The Kool-Aid's been flowing freely on both sides this election season, but the orange stuff has been the flavor of the month for so long that nobody's paid much attention to the rest of the slop. I admit it, I'm a little thirsty for some Trump tweets this morning. The Trojan Horse reference was a bit too high brow for my taste, though I take comfort knowing that Don assumes it was a condom reference.
As a born and bred Brooklynite, I get Bernie, at least to the extent that he could be anybody's uncle at your average Brooklyn holiday table. We Brooklynites are all like Bernie, in the sense that we hold fast to our abrasive accents no matter how many years we spend living elsewhere, and when we talk we don't really pull any punches. But there are two things people should know about Brooklynites. First, even though we can sound illiterate -- especially when we get excited -- we're pretty smart. Second, we are not representative of the rest of New York State, so what Brooklyn thinks probably does not matter all that much when we're talking about picking the next leader of the free world.
In fact, what Brooklyn thinks does not matter at all in most parts of the country. While everyone is cracking open the Manischewitz a couple of weeks early, the really scary Kool-aid is being poured in places far, far away. Like Mississippi. Quote of the day: "People of faith have rights, too." A real life governor said this, with a straight (and definitely not gay) face. I suppose he makes a good point. People of faith should have rights. I have a feeling the Mississippi gov defines "people" differently from the way I do. Kind of like the Nazis did. Or fans of slavery.

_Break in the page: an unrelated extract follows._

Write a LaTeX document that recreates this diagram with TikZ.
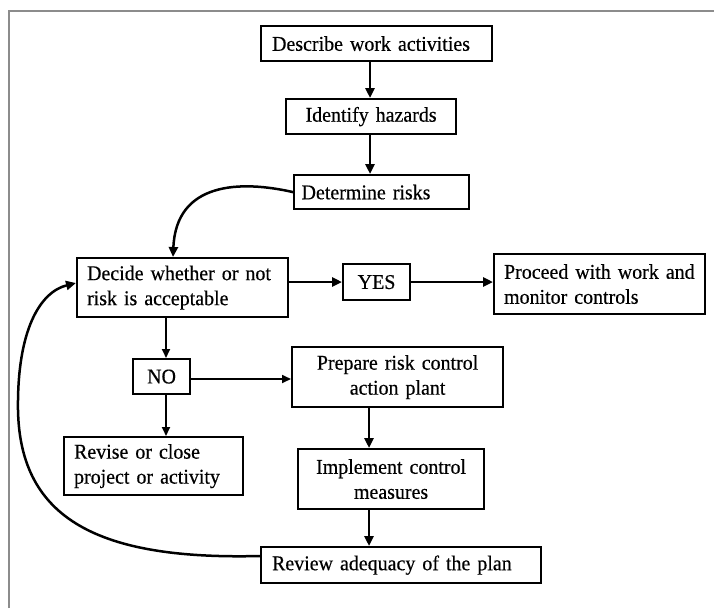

Bernie seems nice. The governor of Mississippi does not. He seems downright scary, as do some of the folks who might actually run for President on the Republican side of the aisle. Maybe that's just the Brooklyn in me, wondering why the most important talking point in an election is an assurance that you truly believe a woman is not the person who should decide what to do with her own body. This, in a world where there are a lot of people drinking very dark Kool-Aid and committed to the idea of mass murder and destruction of all that is good in the world.
This morning, though, everyone is finally paying attention to Bernie after he proved that he is definitely not chopped liver, er, bratwurst. And I say good for Bernie, whose Jewish mother can finally rest in peace knowing that, even though her son never became a doctor, he's making a credible run for POTUS -- surely the next best thing. Mazel tov Bernie, enjoy the moment, before reality sets in. Hold the cheese curds; pass the gefilte fish.